I agree that marriage and the family are under attack, but not by same-sex marriage. I would say that it’s under attack from the inside– from divorce rates and ugly custody battles and from marriages that maybe shouldn’t have happened or were forced by some societal pressure. I know that it’s under attack from the very people who are allowed to participate in it. Every time I watch a movie, a romantic comedy or drama, there seems to be some negative message about marriage. The media is beginning to sell the idea that all marriage is old-fashioned or doomed. If there’s a married couple in a movie, they’re always cheating or separating or going through a life crisis where they don’t know if they want to be with their partner. Marriage, from the media’s perspective, is all brokenness and tragedy and often I turn off a movie more worried for my own than I’ve ever been before. “What if I meet some clever, sexy man on a beach somewhere and wonder if my husband was the right choice?” (Don’t worry, I think Hubs is both clever and sexy.) But that’s what’s happening to marriage in reality, isn’t it? The truth is finally seeping into our escapism. Marriage is actually on the decline and divorce is on the rise. Common-law marriages and co-habitation are growing while married couples are shrinking. In Europe, if you get married you’re in a teeny-tiny minority because most European countries have legalized civil unions that grant all the rights of marriage. It’s not because same-sex couples have arrived on the scene. It’s because people are afraid of marriage. They’ve seen their parents, their siblings, their neighbors and teachers make a mess of their marriages and they say, “that can’t be right.” Just think, how many divorces, separations, or break-ups do you hear about as opposed to weddings or big anniversaries?

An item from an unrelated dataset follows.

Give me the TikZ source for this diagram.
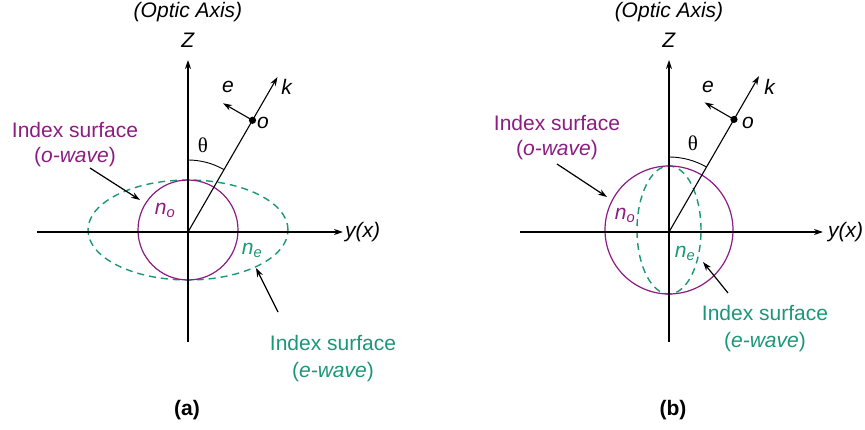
\documentclass[tikz,border=0pt]{standalone}
\usepackage{fontspec}
\setmainfont{Liberation Sans}
\newfontfamily\thetafont{Liberation Serif}
\usetikzlibrary{arrows.meta,calc}
\definecolor{omag}{RGB}{140,28,130}
\definecolor{eteal}{RGB}{28,150,120}
\begin{document}
\begin{tikzpicture}[x=1pt,y=1pt,
  every node/.style={font=\fontsize{21}{25}\selectfont, inner sep=0pt},
  axis/.style={line width=1.4pt, -{Stealth[length=9pt,width=6pt]}},
  kline/.style={line width=1.1pt, -{Stealth[length=9pt,width=6pt]}},
  osurf/.style={draw=omag, line width=1.2pt},
  esurf/.style={draw=eteal, line width=1.4pt, dash pattern=on 7pt off 5pt},
  pointer/.style={line width=1.2pt, -{Stealth[length=9pt,width=6pt]}},
  olabel/.style={text=omag, align=center},
  elabel/.style={text=eteal, align=center},
  thetaarc/.style={line width=0.9pt}]
\useasboundingbox (0,0) rectangle (865,429);

% ---------- panel (a) ----------
\begin{scope}[shift={(188,197)}]
  \coordinate (aO) at (0,0);
  \coordinate (aZb) at (0,-110);
  \coordinate (aZt) at (0,172);
  \coordinate (aYl) at (-151,0);
  \coordinate (aYr) at (155,0);
  \draw[esurf] (0,2) ellipse [x radius=100, y radius=50];
  \draw[osurf] (0,2) circle [radius=50];
  \draw[axis] (aZb) -- (aZt);
  \draw[axis] (aYl) -- (aYr);
  \coordinate (aK) at (60:179);
  \coordinate (aD) at (60:129);
  \coordinate (aE) at ($(aD)+(150:34)$);
  \draw[kline] (aO) -- (aK);
  \draw[kline] (aD) -- (aE);
  \fill (aD) circle [radius=3.6pt];
  \draw[thetaarc] (90:72) arc [start angle=90, end angle=60, radius=72];
  \node (aZ) at (0,192) {\textit{Z}};
  \node (aOA) at (0,220) {\textit{(Optic Axis)}};
  \node (ael) at (40,145) {\textit{e}};
  \node (akl) at (99,145) {\textit{k}};
  \node (aol) at (75,109) {\textit{o}};
  \node (ath) at (15,87) {\thetafont θ};
  \node[anchor=west] (ayx) at (157,0) {\textit{y(x)}};
  \node[olabel] (aIo) at (-113,102) {Index surface};
  \node[olabel] (aIow) at (-113,75) {(\textit{o-wave})};
  \coordinate (aPo1) at (-98,64);
  \coordinate (aPo2) at (-48,32);
  \draw[pointer] (aPo1) -- (aPo2);
  \node[text=omag] (ano) at (-23,22) {\textit{n\textsubscript{o}}};
  \node[text=eteal] (ane) at (64,-18) {\textit{n\textsubscript{e}}};
  \node[elabel] (aIe) at (145,-111) {Index surface};
  \node[elabel] (aIew) at (145,-140) {(\textit{e-wave})};
  \coordinate (aPe1) at (90,-80);
  \coordinate (aPe2) at (68,-36);
  \draw[pointer] (aPe1) -- (aPe2);
  \node (acap) at (-1,-178) {\textbf{(a)}};
\end{scope}

% ---------- panel (b) ----------
\begin{scope}[shift={(669,197)}]
  \coordinate (bO) at (0,0);
  \coordinate (bZb) at (0,-110);
  \coordinate (bZt) at (0,172);
  \coordinate (bYl) at (-149,0);
  \coordinate (bYr) at (154,0);
  \draw[esurf] (0,2) ellipse [x radius=32, y radius=64];
  \draw[osurf] (0,2) circle [radius=64];
  \draw[axis] (bZb) -- (bZt);
  \draw[axis] (bYl) -- (bYr);
  \coordinate (bK) at (60:180);
  \coordinate (bD) at (60:130);
  \coordinate (bE) at ($(bD)+(150:34)$);
  \draw[kline] (bO) -- (bK);
  \draw[kline] (bD) -- (bE);
  \fill (bD) circle [radius=3.6pt];
  \draw[thetaarc] (90:75) arc [start angle=90, end angle=60, radius=75];
  \node (bZ) at (0,192) {\textit{Z}};
  \node (bOA) at (0,220) {\textit{(Optic Axis)}};
  \node (bel) at (39,145) {\textit{e}};
  \node (bkl) at (101,145) {\textit{k}};
  \node (bol) at (79,109) {\textit{o}};
  \node (bth) at (24,89) {\thetafont θ};
  \node[anchor=west] (byx) at (159,0) {\textit{y(x)}};
  \node[olabel] (bIo) at (-112,109) {Index surface};
  \node[olabel] (bIow) at (-112,82) {(\textit{o-wave})};
  \coordinate (bPo1) at (-112,68);
  \coordinate (bPo2) at (-62,35);
  \draw[pointer] (bPo1) -- (bPo2);
  \node[text=omag] (bno) at (-44,17) {\textit{n\textsubscript{o}}};
  \node[text=eteal] (bne) at (16,-21) {\textit{n\textsubscript{e}}};
  \node[elabel] (bIe) at (96,-81) {Index surface};
  \node[elabel] (bIew) at (96,-110) {(\textit{e-wave})};
  \coordinate (bPe1) at (59,-61);
  \coordinate (bPe2) at (34,-30);
  \draw[pointer] (bPe1) -- (bPe2);
  \node (bcap) at (4,-178) {\textbf{(b)}};
\end{scope}
\end{tikzpicture}
\end{document}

In my life, the ugly and the depressing way outnumber the lasting and happy relationships.

So, honestly? Letting same-sex couples get married may be the best defense of marriage and the family we can now muster. I know I could learn a lot from these couples about overcoming hard times and tossing out traditional gender roles. What more do they know but just aren’t allowed or supposed to teach me? I say, if anyone is up for the challenge, let them be wed! If they’re brave enough to try, give them the chance to help fix the problem we’ve made of marriage because I remember what it was like when I would tell people “I’m getting married next month,” and all they could do was frown and say, “good luck with that,” or even, “you’ll live to regret it.” We don’t celebrate marriages enough in our society anymore. I want there to be a day when everyone rejoices at weddings instead of taking bets over how long it will last. Don’t you?